As possíveis vantagens do novo cenário devem vir especialmente para o setor do agronegócio, com exportações que já vêm sendo beneficiadas pelo conflito comercial entre os EUA e a China.
Em segundo, viria o setor de mineração, já que a demanda por matérias-primas deve crescer se houver deslocamento das cadeias globais de fornecimento.
Já os setores de siderurgia e metalurgia devem ser os mais prejudicados, em razão das tarifas dos EUA sobre as importações de aço e alumínio. A indústria manufatureira também deve ser negativamente impactada, uma vez que os produtos chineses podem ser redirecionados para o mercado brasileiro.
Trump deve ser mais ameno do que seu discurso aponta
Os especialistas não acreditam que Trump deve ser tão radical com as tarifas quanto suas declarações fazem parecer. Para Valente, a pressão das empresas dos EUA contra as taxas deve fazer com que as política comercial seja mais seletiva e negociada, com exceções para aliados estratégicos.

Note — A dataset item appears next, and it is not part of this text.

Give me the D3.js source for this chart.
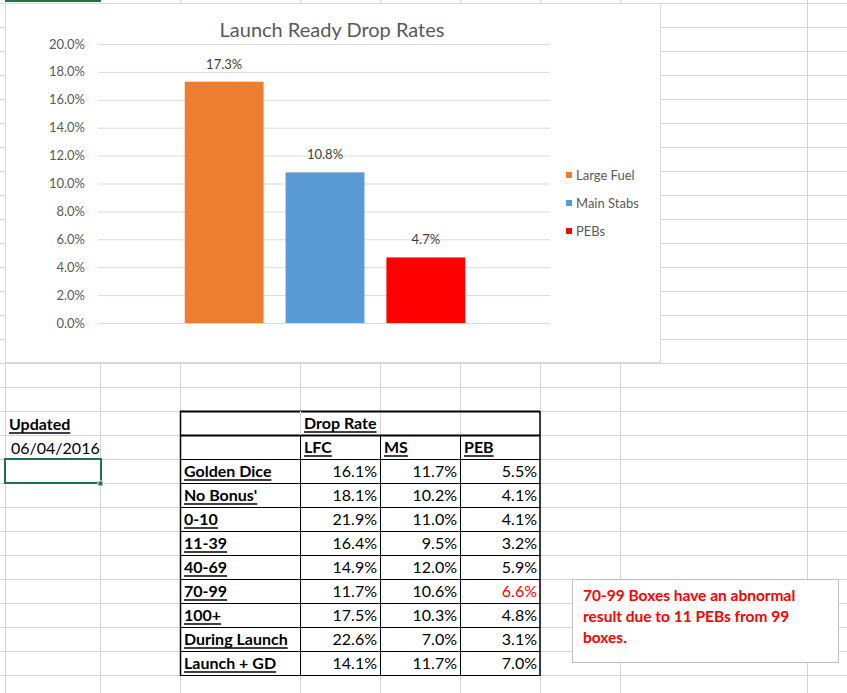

“Devemos lembrar que, no primeiro governo Trump, ele usava tarifas como ferramenta de pressão, mas muitas vezes recuava após acordos”, comenta o CEO.

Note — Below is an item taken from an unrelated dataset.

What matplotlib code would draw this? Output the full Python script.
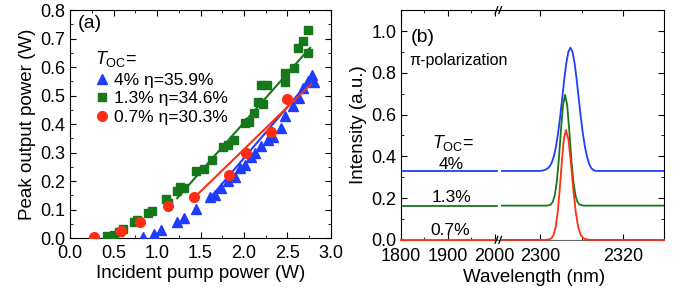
import numpy as np
import matplotlib
matplotlib.use('Agg')
from matplotlib import pyplot as plt
from matplotlib.lines import Line2D

plt.rcParams['font.family'] = ['Liberation Sans', 'DejaVu Sans']
plt.rcParams['mathtext.fontset'] = 'custom'
plt.rcParams['mathtext.rm'] = 'Liberation Sans'
plt.rcParams['mathtext.it'] = 'Liberation Sans:italic'

# ---- panel (a): peak output power vs incident pump power ----
toc4_x = [0.84, 0.97, 1.05, 1.23, 1.31, 1.45, 1.61, 1.67, 1.73, 1.82, 1.90, 1.95, 2.01,
          2.08, 2.13, 2.20, 2.28, 2.33, 2.43, 2.47, 2.56, 2.63, 2.68, 2.74, 2.78, 2.80]
toc4_y = [0.004, 0.013, 0.027, 0.058, 0.070, 0.102, 0.146, 0.152, 0.175, 0.200, 0.215, 0.245, 0.257,
          0.285, 0.298, 0.322, 0.345, 0.355, 0.386, 0.427, 0.462, 0.491, 0.526, 0.553, 0.573, 0.549]
toc13_x = [0.42, 0.50, 0.56, 0.61, 0.73, 0.77, 0.90, 0.94, 1.10, 1.13, 1.23, 1.26, 1.31, 1.45,
           1.54, 1.63, 1.76, 1.82, 1.89, 2.01, 2.06, 2.11, 2.16, 2.22, 2.20, 2.26, 2.47, 2.47,
           2.57, 2.62, 2.68, 2.74, 2.74]
toc13_y = [0.008, 0.012, 0.023, 0.032, 0.055, 0.062, 0.088, 0.096, 0.137, 0.125, 0.164, 0.181, 0.175, 0.237,
           0.242, 0.275, 0.321, 0.327, 0.345, 0.403, 0.409, 0.439, 0.479, 0.470, 0.538, 0.538, 0.549, 0.581,
           0.596, 0.667, 0.690, 0.649, 0.731]
toc07_x = [0.27, 0.59, 0.80, 1.12, 1.42, 1.83, 2.02, 2.31, 2.50]
toc07_y = [0.005, 0.026, 0.056, 0.111, 0.146, 0.222, 0.300, 0.371, 0.488]

# linear fits (end points)
fit4_x, fit4_y = [1.59, 2.78], [0.134, 0.561]
fit13_x, fit13_y = [1.23, 2.76], [0.140, 0.668]
fit07_x, fit07_y = [1.42, 2.77], [0.140, 0.540]

labels_a = ['4% η=35.9%', '1.3% η=34.6%', '0.7% η=30.3%']

# ---- panel (b): spectra ----
base_wl = [1800, 2005]
blue_base, green_base, red_base = 0.330, 0.164, 0.0
blue_wl = [2290.7, 2300.0, 2300.8, 2301.3, 2301.8, 2302.3, 2302.8, 2303.3, 2303.8, 2304.3,
           2304.8, 2305.3, 2305.8, 2306.3, 2306.8, 2307.3, 2307.8, 2308.3, 2308.8, 2309.3,
           2309.8, 2310.3, 2310.8, 2311.3, 2311.8, 2312.3, 2312.8, 2313.5, 2330.0]
blue_int = [0.330, 0.330, 0.333, 0.337, 0.342, 0.353, 0.372, 0.402, 0.448, 0.511,
            0.589, 0.679, 0.769, 0.847, 0.901, 0.920, 0.901, 0.847, 0.769, 0.679,
            0.589, 0.511, 0.448, 0.400, 0.366, 0.345, 0.335, 0.330, 0.330]
green_wl = [2290.7, 2301.5, 2302.0, 2302.5, 2303.0, 2303.5, 2304.0, 2304.5, 2305.0, 2305.5,
            2306.0, 2306.5, 2307.0, 2307.5, 2308.0, 2308.5, 2309.0, 2309.5, 2310.5, 2330.0]
green_int = [0.164, 0.164, 0.165, 0.169, 0.182, 0.214, 0.281, 0.390, 0.527, 0.646,
             0.694, 0.646, 0.527, 0.390, 0.281, 0.214, 0.182, 0.169, 0.164, 0.164]
red_wl = [2290.7, 2301.5, 2302.2, 2302.7, 2303.2, 2303.7, 2304.2, 2304.7, 2305.2, 2305.7,
          2306.2, 2306.8, 2307.4, 2308.0, 2308.6, 2309.2, 2309.8, 2310.4, 2311.0, 2312.0, 2330.0]
red_int = [0.0, 0.0, 0.003, 0.008, 0.023, 0.060, 0.131, 0.241, 0.372, 0.482,
           0.526, 0.482, 0.372, 0.241, 0.131, 0.060, 0.023, 0.008, 0.003, 0.0, 0.0]

BLUE = '#1f3cff'
GREEN = '#16781a'
RED = '#ff2e12'
TICK_FS = 13
LABEL_FS = 13.5

fig = plt.figure(figsize=(6.81, 2.89), dpi=100)

#---------- (a) ----------
ax = fig.add_axes([0.103, 0.176, 0.383, 0.789])
ax.plot(toc4_x, toc4_y, '^', color=BLUE, ms=7.5, mec=BLUE, label=labels_a[0], zorder=3)
ax.plot(toc13_x, toc13_y, 's', color=GREEN, ms=6, mec=GREEN, label=labels_a[1], zorder=3)
ax.plot(toc07_x, toc07_y, 'o', color=RED, ms=7, mec=RED, label=labels_a[2], zorder=4)
ax.plot(fit13_x, fit13_y, '-', color=GREEN, lw=1.5, zorder=2)
ax.plot(fit4_x, fit4_y, '-', color=BLUE, lw=1.5, zorder=2)
ax.plot(fit07_x, fit07_y, '-', color=RED, lw=1.5, zorder=5)
ax.set_xlim(0, 3.0)
ax.set_ylim(0, 0.8)
ax.set_xticks(np.arange(0, 3.01, 0.5))
ax.set_xticks(np.arange(0, 3.01, 0.25), minor=True)
ax.set_yticks(np.arange(0, 0.81, 0.1))
ax.set_yticks(np.arange(0, 0.81, 0.05), minor=True)
ax.tick_params(which='both', direction='in', top=True, right=True, labelsize=TICK_FS)
ax.tick_params(which='major', length=4)
ax.tick_params(which='minor', length=2)
ax.tick_params(axis='x', pad=5)
ax.set_xlabel('Incident pump power (W)', fontsize=LABEL_FS, labelpad=2)
ax.set_ylabel('Peak output power (W)', fontsize=LABEL_FS, labelpad=3)
ax.text(0.03, 0.92, '(a)', transform=ax.transAxes, fontsize=14)
leg = ax.legend(loc='upper left', bbox_to_anchor=(0.07, 0.86), frameon=False,
                title=r'$T_{\rm OC}$=', fontsize=12.5, title_fontsize=13,
                handlelength=0.8, handletextpad=0.3, labelspacing=0.2,
                borderaxespad=0, alignment='left')

#---------- (b) ----------
b1 = fig.add_axes([0.589, 0.170, 0.144, 0.795])
b2 = fig.add_axes([0.733, 0.170, 0.242, 0.795])
b1.patch.set_alpha(0)
b2.patch.set_alpha(0)
b1.plot(base_wl, [blue_base, blue_base], color=BLUE, lw=1.3)
b1.plot(base_wl, [green_base, green_base], color=GREEN, lw=1.3)
b1.plot(base_wl, [red_base, red_base], color=RED, lw=1.3, clip_on=False, zorder=5)
b2.plot(blue_wl, blue_int, color=BLUE, lw=1.3)
b2.plot(green_wl, green_int, color=GREEN, lw=1.3)
b2.plot(red_wl, red_int, color=RED, lw=1.3, clip_on=False, zorder=5)

for a in (b1, b2):
    a.set_ylim(0, 1.1)
    a.set_yticks(np.arange(0, 1.01, 0.2))
    a.set_yticks(np.arange(0, 1.01, 0.1), minor=True)
    a.tick_params(which='both', direction='in', top=True, labelsize=TICK_FS)
    a.tick_params(which='major', length=4)
    a.tick_params(which='minor', length=2)
    a.tick_params(axis='x', pad=6)
    a.spines['bottom'].set_color('#666666')

b1.set_xlim(1800, 2010)
b1.set_xticks([1800, 1900, 2000])
b1.set_xticks([1850, 1950], minor=True)
b1.spines['right'].set_visible(False)
b1.tick_params(which='both', right=False)
b1.set_ylabel('Intensity (a.u.)', fontsize=LABEL_FS, labelpad=3)

b2.set_xlim(2290, 2330)
b2.set_xticks([2300, 2320])
b2.set_xticks([2310], minor=True)
b2.spines['left'].set_visible(False)
b2.tick_params(which='both', left=False, labelleft=False, right=True)

fig.text(0.784, 0.025, 'Wavelength (nm)', ha='center', fontsize=LABEL_FS)
b1.text(0.10, 0.86, '(b)', transform=b1.transAxes, fontsize=14)
b1.text(0.08, 0.76, 'π-polarization', transform=b1.transAxes, fontsize=11.5, zorder=10)
b1.text(0.31, 0.40, r'$T_{\rm OC}$=', transform=b1.transAxes, fontsize=13)
b1.text(0.38, 0.31, '4%', transform=b1.transAxes, fontsize=12.5)
b1.text(0.31, 0.165, '1.3%', transform=b1.transAxes, fontsize=12.5)
b1.text(0.30, 0.02, '0.7%', transform=b1.transAxes, fontsize=12.5)

# break marks "//"
bx = 0.733
for by in (0.170, 0.965):
    for dx in (-0.004, 0.0015):
        fig.add_artist(Line2D([bx + dx - 0.002, bx + dx + 0.002], [by - 0.012, by + 0.012],
                              color='k', lw=0.9))

fig.savefig('out.png', dpi=100)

Para Sant´Anna, o discurso mais radical do presidente dos EUA tem, na verdade, o objetivo de conseguir melhores acordos comerciais. “Tudo indica que Trump está apenas ‘ancorando’ a negociação, ele mesmo não acredita que conseguirá subir totalmente a régua de tarifas”, comenta.
“Colocar 25% sobre produtos de determinado país e depois finalizar o acordo em 10%, será uma grande vitória do ponto de vista político e financeiro para Trump”, completa o especialista.
Nessas negociações, setores brasileiros como os de tecnologia, alimentos processados e varejo podem ver os preços caírem, caso o governo brasileiro reduza suas taxas ao produto americano, buscando um acordo.
Isto porque, segundo dados da OMC (Organização Mundial do Comércio), o Brasil impõe, em média, tarifas de 14% aos produtos dos EUA, o que coloca o país na lista dos que mais tarifam, junto com a Argentina, Paquistão e Bangladesh. Dessa forma, o país sofreria especialmente no caso da imposição de tarifas recíprocas.
“Uma exigência de igualdade será péssimo ao governo, já que o rombo fiscal brasileiro não pode abrir mão de receitas tributárias neste momento”, avalia Sant´Anna. A situação também causaria revolta das empresas brasileiras, que veriam produtos muito mais baratos vindo de fora, o que levaria a uma alta nas importações, diz o especialista.
Além disso, mesmo com expectativas de que o presidente dos EUA seja mais ameno, a volatilidade continua e o direcionamento do governo de Trump voltado ao “America first” mantém riscos de medidas unilaterais.